The verdict came after four days of deliberations during which the panel of six men and six women indicated it had difficulty reaching a consensus on 10 of the counts. One juror, Paula Duncan, told Fox News a lone holdout was all that stood between Manafort and convictions on all counts.
Duncan said though she was skeptical about prosecutors' motives in the case, the evidence showed Manafort was guilty.
"Finding Mr. Manafort guilty was hard for me. I wanted him to be innocent, I really wanted him to be innocent, but he wasn't," she said. "That's the part of a juror, you have to have due diligence and deliberate and look at the evidence and come up with an informed and intelligent decision, which I did."

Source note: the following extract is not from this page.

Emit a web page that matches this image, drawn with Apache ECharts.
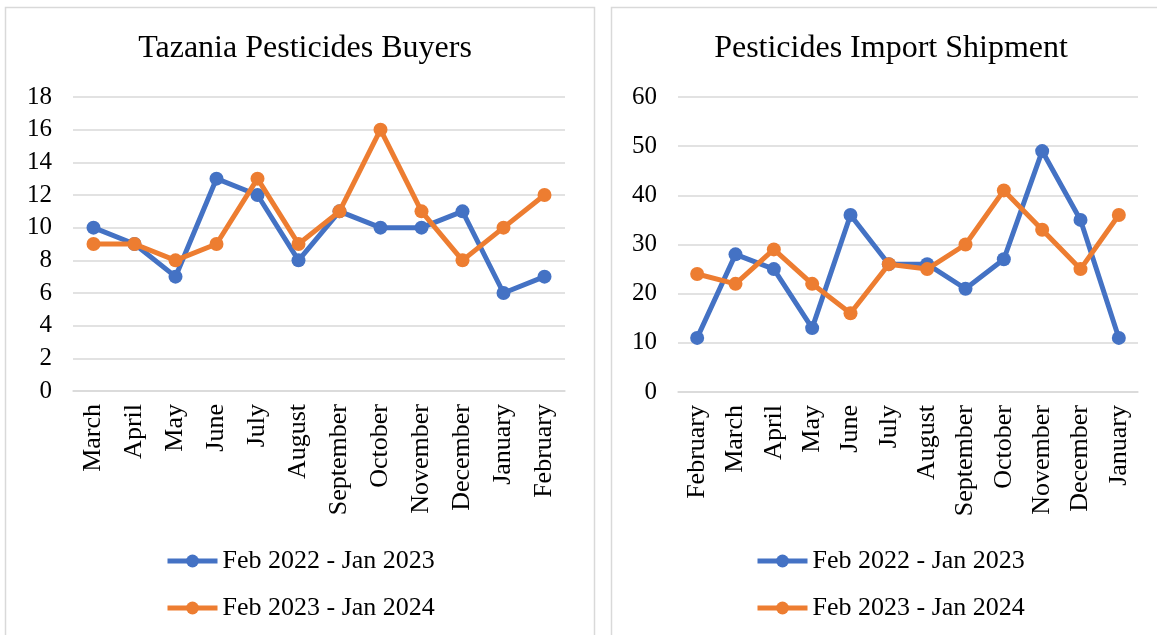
<!DOCTYPE html>
<html>
<head>
<meta charset="utf-8">
<script src="https://cdn.jsdelivr.net/npm/echarts@6/dist/echarts.min.js"></script>
<style>
  html, body { margin: 0; padding: 0; background: #fff; }
  #chart { width: 1157px; height: 635px; }
</style>
</head>
<body>
<div id="chart"></div>
<script>
// Tanzania pesticide buyers by month
const buyersMonths = ['March', 'April', 'May', 'June', 'July', 'August', 'September', 'October', 'November', 'December', 'January', 'February'];
const buyers2022 = [10, 9, 7, 13, 12, 8, 11, 10, 10, 11, 6, 7];
const buyers2023 = [9, 9, 8, 9, 13, 9, 11, 16, 11, 8, 10, 12];

// Pesticide import shipments by month
const shipMonths = ['February', 'March', 'April', 'May', 'June', 'July', 'August', 'September', 'October', 'November', 'December', 'January'];
const ship2022 = [11, 28, 25, 13, 36, 26, 26, 21, 27, 49, 35, 11];
const ship2023 = [24, 22, 29, 22, 16, 26, 25, 30, 41, 33, 25, 36];

const seriesNames = ['Feb 2022 - Jan 2023', 'Feb 2023 - Jan 2024'];
const titles = ['Tazania Pesticides Buyers', 'Pesticides Import Shipment'];

const FONT = '"Liberation Serif", "Times New Roman", serif';
const BLUE = '#4472C4';
const ORANGE = '#ED7D31';
const GRID_GREY = '#D9D9D9';

function catAxis(idx, data) {
  return {
    type: 'category', gridIndex: idx, data: data,
    axisLine: { lineStyle: { color: GRID_GREY, width: 1.5 } },
    axisTick: { show: false },
    axisLabel: { rotate: 90, color: '#000', fontFamily: FONT, fontSize: 26, margin: 13, interval: 0 }
  };
}
function valAxis(idx, max, interval) {
  return {
    type: 'value', gridIndex: idx, min: 0, max: max, interval: interval,
    axisLine: { show: false }, axisTick: { show: false },
    axisLabel: { color: '#000', fontFamily: FONT, fontSize: 25, margin: 21 },
    splitLine: { lineStyle: { color: GRID_GREY, width: 1.5 } }
  };
}
function lineSeries(name, color, idx, data) {
  return {
    type: 'line', name: name, xAxisIndex: idx, yAxisIndex: idx, data: data,
    symbol: 'circle', symbolSize: 14,
    lineStyle: { color: color, width: 5 },
    itemStyle: { color: color },
    z: name === seriesNames[1] ? 3 : 2
  };
}
function legend(left) {
  return {
    orient: 'vertical', left: left, top: 548, padding: 0,
    itemWidth: 50, itemHeight: 16, itemGap: 21,
    data: seriesNames,
    lineStyle: { width: 5 },
    textStyle: { color: '#000', fontFamily: FONT, fontSize: 26 },
    selectedMode: false
  };
}

const chart = echarts.init(document.getElementById('chart'), null, { renderer: 'canvas' });
chart.setOption({
  backgroundColor: '#fff',
  animation: false,
  graphic: [
    { type: 'rect', shape: { x: 5.5, y: 7.5, width: 589, height: 660 }, style: { fill: 'none', stroke: GRID_GREY, lineWidth: 1.5 }, z: -10 },
    { type: 'rect', shape: { x: 611.5, y: 7.5, width: 580, height: 660 }, style: { fill: 'none', stroke: GRID_GREY, lineWidth: 1.5 }, z: -10 }
  ],
  title: [
    { text: titles[0], left: 300, top: 28, textAlign: 'center', textStyle: { fontFamily: FONT, fontSize: 32, fontWeight: 'normal', color: '#000' } },
    { text: titles[1], left: 886, top: 28, textAlign: 'center', textStyle: { fontFamily: FONT, fontSize: 32, fontWeight: 'normal', color: '#000' } }
  ],
  legend: [legend(165), legend(755)],
  grid: [
    { left: 73, top: 97, width: 492, height: 294 },
    { left: 678, top: 97, width: 460, height: 295 }
  ],
  xAxis: [catAxis(0, buyersMonths), catAxis(1, shipMonths)],
  yAxis: [valAxis(0, 18, 2), valAxis(1, 60, 10)],
  series: [
    lineSeries(seriesNames[0], BLUE, 0, buyers2022),
    lineSeries(seriesNames[1], ORANGE, 0, buyers2023),
    lineSeries(seriesNames[0], BLUE, 1, ship2022),
    lineSeries(seriesNames[1], ORANGE, 1, ship2023)
  ]
});
</script>
</body>
</html>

During the trial on Aug. 10 as Judge T.S. Ellis spoke with jurors, one told him other members were talking about politics and the case. When he heard one had mentioned Manafort's defense was "weak," he mulled declaring a mistrial, court documents show. Those types of discussions should not be held until the jury gets the case.
"This clearly is crossing the line if it, in fact, happened," defense attorney Richard Westling told the judge. "It suggests someone who has left beside -- behind the presumption of innocence the defendant is entitled to until the evidence is all in."
The juror who overheard the comment said she feared the other juror "had essentially made up her mind" on the case, the transcript said.
When the judge questioned the juror, she told him, "What I meant was that it would be really hard to have to defend against that." By that point, 23 witnesses had testified for the prosecution and thousands of pages had been entered into evidence.
Manafort faces up to 80 years in federal prison on the eight criminal counts. He faces a second trial in Washington next month on charges of lying to the FBI, money laundering and foreign lobbying.